CSIR plans to track employees’ health over 30 years

Aims to gauge long term health parameters of 10,000 staff.

August 29, 2020 10:34 pm | Updated 10:38 pm IST - NEW DELHI:

For the next thirty years, 10,000 employees of the Council of Scientific and Industrial Research (CSIR) will likely be tracked for most of their working lives as part of an initiative to track an array of health-vitals and genes. The over-arching aim is to be able to build a medical cohort to give long-term perspective on the malaises that affect Indians and determine if such a databank can be used to help with predicting, say, the onset of diabetes or cardiovascular disease.

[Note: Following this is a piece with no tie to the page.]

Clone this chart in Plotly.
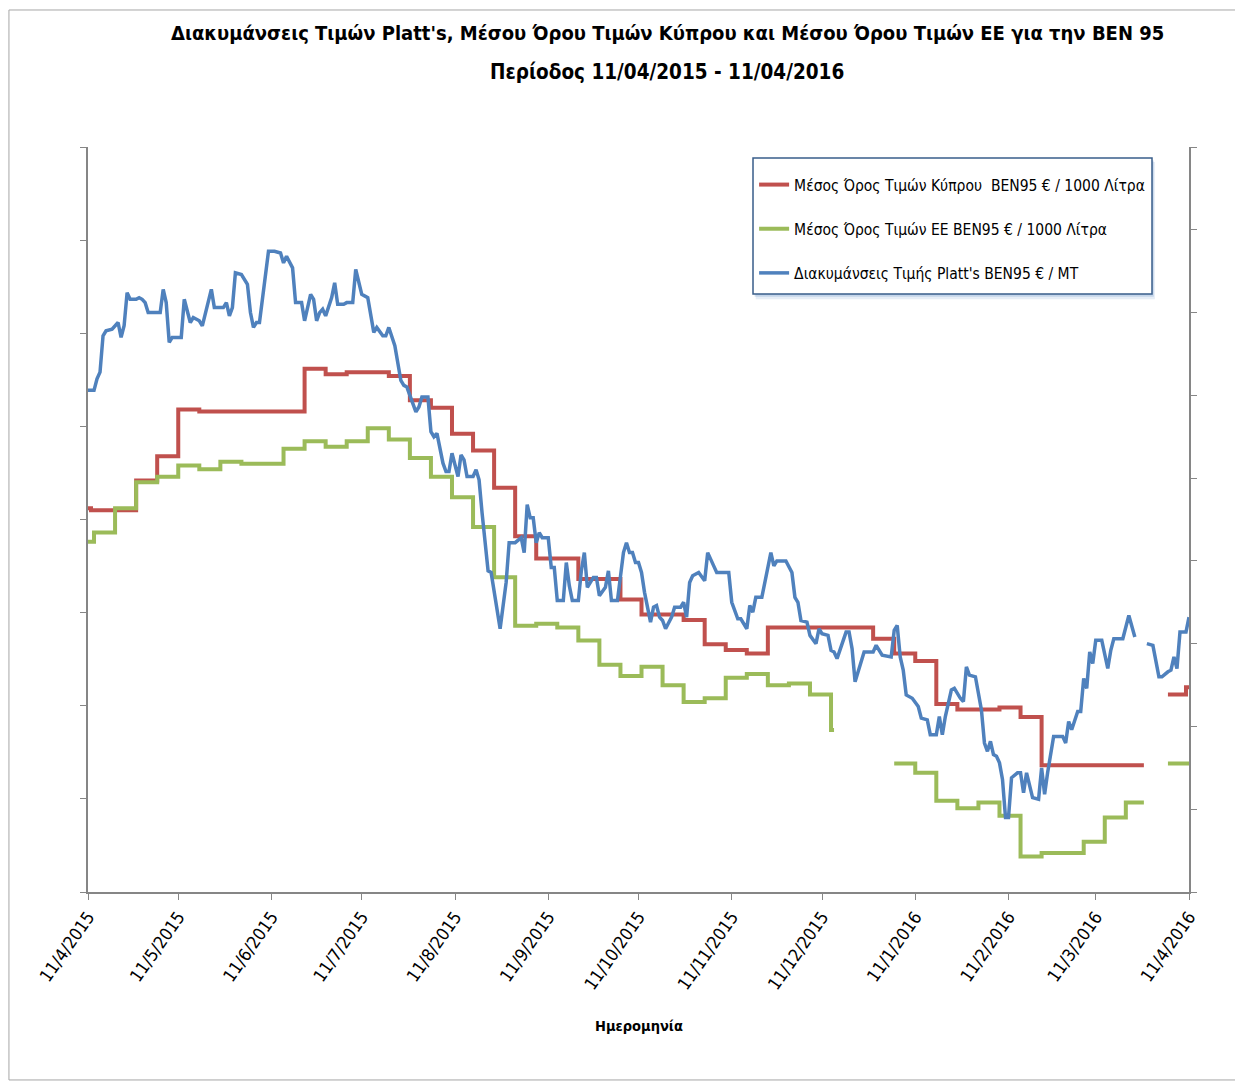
import pandas as pd
import plotly.graph_objects as go

START = "2015-04-11"

# ---- Cyprus average price (EUR / 1000 L), weekly steps (day offset from START)
cy_days = [0, 1, 16, 23, 30, 37, 72, 79, 86, 100, 107, 114, 121, 128, 135, 142, 149, 163, 177, 184,
           198, 205, 212, 219, 226, 261, 268, 275, 282, 289, 303, 310, 317, 351, 352, 359, 365, 366]
cy_vals = [1206, 1205, 1221, 1234, 1259, 1258, 1281, 1278, 1279, 1277, 1264, 1260, 1246, 1237, 1217,
           1191, 1179, 1168, 1157, 1149, 1146, 1133, 1130, 1128, 1142, 1136, 1128, 1124, 1101, 1098,
           1099, 1094, 1068, 1068, None, 1106, 1110, 1110]

# ---- EU average price (EUR / 1000 L)
eu_days = [0, 2, 9, 16, 23, 30, 37, 44, 51, 65, 72, 79, 86, 93, 100, 107, 114, 121, 128, 135, 142,
           149, 156, 163, 170, 177, 184, 191, 198, 205, 212, 219, 226, 233, 240, 247, 248, 249,
           268, 275, 282, 289, 296, 303, 310, 317, 331, 338, 345, 351, 352, 359, 366]
eu_vals = [1188, 1193, 1206, 1220, 1223, 1229, 1227, 1231, 1230, 1238, 1242, 1239, 1242, 1249, 1243,
           1233, 1223, 1212, 1196, 1169, 1143, 1144, 1142, 1135, 1122, 1116, 1121, 1111, 1102, 1104,
           1115, 1117, 1111, 1112, 1106, 1087, 1087, None,
           1069, 1064, 1049, 1045, 1048, 1041, 1019, 1021, 1027, 1040, 1048, 1048, None, 1069, 1070]

# ---- Platt's price (EUR / MT), daily
pl_days = [0, 2, 3, 4, 5, 6, 8, 10, 11, 12, 13, 14, 16, 17, 18, 19, 20, 22, 24, 25, 26, 27, 28, 31,
           32, 34, 35, 37, 38, 41, 42, 45, 46, 47, 48, 49, 51, 53, 54, 55, 56, 57, 59, 60, 62, 64, 65,
           66, 68, 69, 71, 72, 74, 75, 76, 77, 78, 79, 81, 82, 83, 85, 86, 88, 89, 91, 93, 95, 96, 98,
           99, 100, 102, 104, 105, 106, 109, 110, 111, 113, 114, 115, 116, 118, 119, 120, 121, 123,
           124, 125, 126, 128, 129, 130, 131, 133, 134, 136, 137, 139, 140, 142, 144, 145, 146, 147,
           148, 149, 150, 151, 153, 154, 155, 156, 158, 159, 160, 161, 163, 164, 165, 166, 168, 169,
           170, 172, 173, 174, 176, 178, 179, 180, 181, 182, 183, 184, 185, 187, 188, 189, 190, 191,
           192, 194, 195, 197, 198, 199, 200, 201, 203, 205, 206, 208, 209, 212, 213, 214, 216, 217,
           219, 220, 221, 222, 224, 227, 228, 229, 232, 234, 235, 236, 237, 239, 240, 242, 243, 244,
           246, 247, 248, 249, 250, 252, 253, 254, 255, 257, 258, 261, 262, 264, 266, 267, 268, 269,
           270, 271, 272, 274, 276, 277, 279, 280, 282, 283, 284, 285, 287, 288, 290, 291, 292, 293,
           295, 297, 298, 299, 300, 301, 302, 303, 304, 305, 306, 307, 309, 310, 311, 312, 314, 316,
           317, 318, 319, 321, 324, 325, 326, 327, 329, 330, 331, 332, 333, 334, 335, 337, 339, 340,
           341, 344, 346, 347, 348, 350, 352, 354, 356, 357, 359, 360, 361, 362, 363, 365, 366]
pl_vals = [603, 603, 610, 614, 636, 639, 640, 644, 635, 642, 662, 658, 658, 659, 658, 656, 650, 650,
           650, 664, 656, 632, 635, 635, 658, 644, 647, 645, 642, 664, 653, 653, 656, 648, 653, 674,
           673, 667, 650, 641, 644, 644, 671, 687, 687, 686, 680, 684, 677, 656, 656, 645, 661, 658,
           645, 650, 652, 648, 659, 668, 655, 655, 656, 656, 676, 661, 659, 638, 641, 636, 636, 641,
           630, 609, 606, 605, 590, 593, 599, 599, 578, 575, 577, 559, 554, 554, 565, 551, 564, 561,
           551, 551, 555, 549, 529, 494, 493, 472, 459, 487, 511, 511, 514, 505, 534, 526, 526, 511,
           517, 514, 514, 496, 496, 476, 476, 499, 485, 476, 476, 494, 505, 484, 490, 490, 479, 484,
           494, 476, 476, 505, 511, 505, 505, 499, 499, 493, 481, 463, 472, 473, 466, 464, 459, 466,
           472, 472, 475, 466, 487, 491, 493, 488, 505, 497, 493, 493, 493, 475, 465, 465, 459, 473,
           469, 478, 478, 505, 497, 500, 500, 493, 478, 475, 464, 463, 455, 450, 459, 456, 455, 446,
           445, 441, 446, 457, 457, 447, 427, 439, 445, 445, 449, 443, 442, 442, 458, 461, 442, 434,
           419, 417, 412, 405, 404, 395, 395, 406, 395, 406, 422, 423, 417, 415, 436, 431, 430, 410,
           390, 385, 391, 383, 382, 378, 368, 345, 345, 369, 372, 372, 360, 372, 357, 356, 375, 359,
           372, 394, 394, 390, 403, 398, 409, 409, 429, 423, 445, 438, 452, 452, 435, 446, 453, 453,
           467, 460, 454, None, 450, 449, 430, 430, 433, 434, 442, 435, 457, 457, 466]

tick_dates = ["2015-04-11", "2015-05-11", "2015-06-11", "2015-07-11", "2015-08-11", "2015-09-11",
              "2015-10-11", "2015-11-11", "2015-12-11", "2016-01-11", "2016-02-11", "2016-03-11",
              "2016-04-11"]
tick_labels = ["11/4/2015", "11/5/2015", "11/6/2015", "11/7/2015", "11/8/2015", "11/9/2015",
               "11/10/2015", "11/11/2015", "11/12/2015", "11/1/2016", "11/2/2016", "11/3/2016",
               "11/4/2016"]

names = ["Μέσος Όρος Τιμών Κύπρου  BEN95 € / 1000 Λίτρα",
         "Μέσος Όρος Τιμών ΕΕ BEN95 € / 1000 Λίτρα",
         "Διακυμάνσεις Τιμής Platt's BEN95 € / MT"]

start = pd.Timestamp(START)


def to_dates(days):
    return [start + pd.Timedelta(days=d) for d in days]


FONT = "DejaVu Sans Condensed, Liberation Sans Narrow, sans-serif"
AX = "#868686"

fig = go.Figure()
fig.add_trace(go.Scatter(x=to_dates(cy_days), y=cy_vals, mode="lines", name=names[0],
                         line=dict(color="#C0504D", width=4, shape="hv"), legendgroup="a",
                         connectgaps=False))
fig.add_trace(go.Scatter(x=to_dates(eu_days), y=eu_vals, mode="lines", name=names[1],
                         line=dict(color="#9BBB59", width=4, shape="hv"), legendgroup="b",
                         connectgaps=False))
fig.add_trace(go.Scatter(x=to_dates(pl_days), y=pl_vals, mode="lines", name=names[2],
                         line=dict(color="#4F81BD", width=3.5), legendgroup="c",
                         connectgaps=False, yaxis="y2"))

shadow = [
    dict(type="rect", xref="paper", yref="paper", x0=0.6065, x1=0.9690, y0=0.7955, y1=0.9800,
         line=dict(width=0), fillcolor="rgba(79,129,189,0.14)", layer="above"),
    dict(type="rect", xref="paper", yref="paper", x0=0.6055, x1=0.9680, y0=0.7990, y1=0.9820,
         line=dict(width=0), fillcolor="rgba(79,129,189,0.22)", layer="above"),
]

fig.update_layout(
    width=1235, height=1075,
    margin=dict(l=80, r=54, t=139, b=191),
    paper_bgcolor="white", plot_bgcolor="white",
    font=dict(family=FONT, color="#000000"),
    showlegend=True,
    legend=dict(x=0.605, y=0.9718, xanchor="left", yanchor="top",
                borderwidth=0, bgcolor="rgba(0,0,0,0)",
                font=dict(size=15.5, family=FONT), tracegroupgap=21, traceorder="grouped"),
    xaxis=dict(type="date", range=[tick_dates[0], tick_dates[-1]],
               tickvals=tick_dates, ticktext=tick_labels, tickangle=-55,
               tickfont=dict(size=17.5, family=FONT, color="#000000"),
               showgrid=False, zeroline=False, showline=True, linecolor=AX, linewidth=1.5,
               ticks="outside", ticklen=6, tickcolor=AX),
    yaxis=dict(range=[1000, 1400], tick0=1000, dtick=50, showticklabels=False,
               showgrid=False, zeroline=False, showline=True, linecolor=AX, linewidth=1.5,
               ticks="outside", ticklen=6, tickcolor=AX),
    yaxis2=dict(range=[300, 750], tick0=300, dtick=50, showticklabels=False,
                overlaying="y", side="right",
                showgrid=False, zeroline=False, showline=True, linecolor=AX, linewidth=1.5,
                ticks="outside", ticklen=6, tickcolor=AX),
    annotations=[
        dict(text="<b>Διακυμάνσεις Τιμών Platt's, Μέσου Όρου Τιμών Κύπρου και Μέσου Όρου Τιμών ΕΕ για την BEN 95</b>",
             xref="paper", yref="paper", x=0.526, y=1.153, xanchor="center", yanchor="middle",
             showarrow=False, font=dict(size=20, family=FONT)),
        dict(text="<b>Περίοδος 11/04/2015 - 11/04/2016</b>",
             xref="paper", yref="paper", x=0.526, y=1.1007, xanchor="center", yanchor="middle",
             showarrow=False, font=dict(size=20.5, family=FONT)),
        dict(text="<b>Ημερομηνία</b>", xref="paper", yref="paper", x=0.5, y=-0.18,
             xanchor="center", yanchor="middle", showarrow=False, font=dict(size=14.5, family=FONT)),
    ],
    shapes=shadow + [
        dict(type="rect", xref="paper", yref="paper", x0=0.604, x1=0.9664, y0=0.8027, y1=0.9852,
             line=dict(color="#385D8A", width=1.5), fillcolor="white", layer="above"),
        dict(type="rect", xref="paper", yref="paper", x0=-0.0718, x1=1.0463, y0=-0.2523, y1=1.1839,
             line=dict(color="#A6A6A6", width=1), fillcolor="rgba(0,0,0,0)", layer="below"),
    ],
)

fig.write_html("out.html")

For starters, said officials, the CSIR, which has 38 subsidiary labs across the country, has collected blood samples from around 2,000 employees to check for coronavirus ( COVID-19 ) antibodies.

“We’ve been thinking about this for a year and then COVID-19 struck. So we thought this would be good time to begin by checking for antibodies and along with that other health parameters,” said Director-General, CSIR Shekhar Mande. “A long-term cohort can be invaluable in answering several public-health questions and many of our 10,000-odd employees are expected to be with us for a long time and so can be reliably followed and monitored. This will, of course, be optional and with their full ethical consent.”

Few attempts

Long-term cohorts while few aren’t entirely new in India. The Vadu Rural Health Programme, run by the KEM Hospital Research Centre in Pune, in nearby Vadu village has been tracking a cohort of patients since 2002 and monitoring births, deaths, causes of death and migrations. GARBH-ini is also a cohort in Gurugram, Haryana, that started in 2015 and tracks epidemiological, genomic and microbial parameters of pregnant women to, among other things, ascertain the causes of pre-term birth.

However, a great challenge of long term cohorts is sustaining the programme and keeping participants and managers incentivised and motivated. The CSIR’s bet is that their employees, by virtue of being committed to a long-term job and availing of the organisation’s health care benefits are likely to see benefits in sticking to the programme.

Representative sample

“The interesting aspect of a CSIR cohort is that it would be fairly representative of a spectrum of middle class India. We could give them smart watches or other devices that can track health parameters and we will track variations in specific genes, known to be correlated to certain diseases, that can help predict the likelihood of disease,” said Dr Anurag Agrawal, Director, CSIR-Institute of Genomic and Integrative Biology, who is spear-heading the project.

To address the challenge of longevity, Dr. Agrawal said he has already identified a younger generation of scientists who are likely to keep the project going as well as have different institutions engaged, to ensure that there is an incentive to stay invested. The proposed budget for the programme is ₹100 crore for the next five years, he added.

The CSIR-IGIB specialises in sequencing genomes and identifying genetic variations in populations that are linked to health and disease. So far, said Dr. Agrawal, only blood samples had been collected though depending on how the project unfolded and the kind of research questions that emerged, other biological samples — urine, saliva — could also be collected. “It's very early but as of now it's only employees and their spouses. We are not including their children.”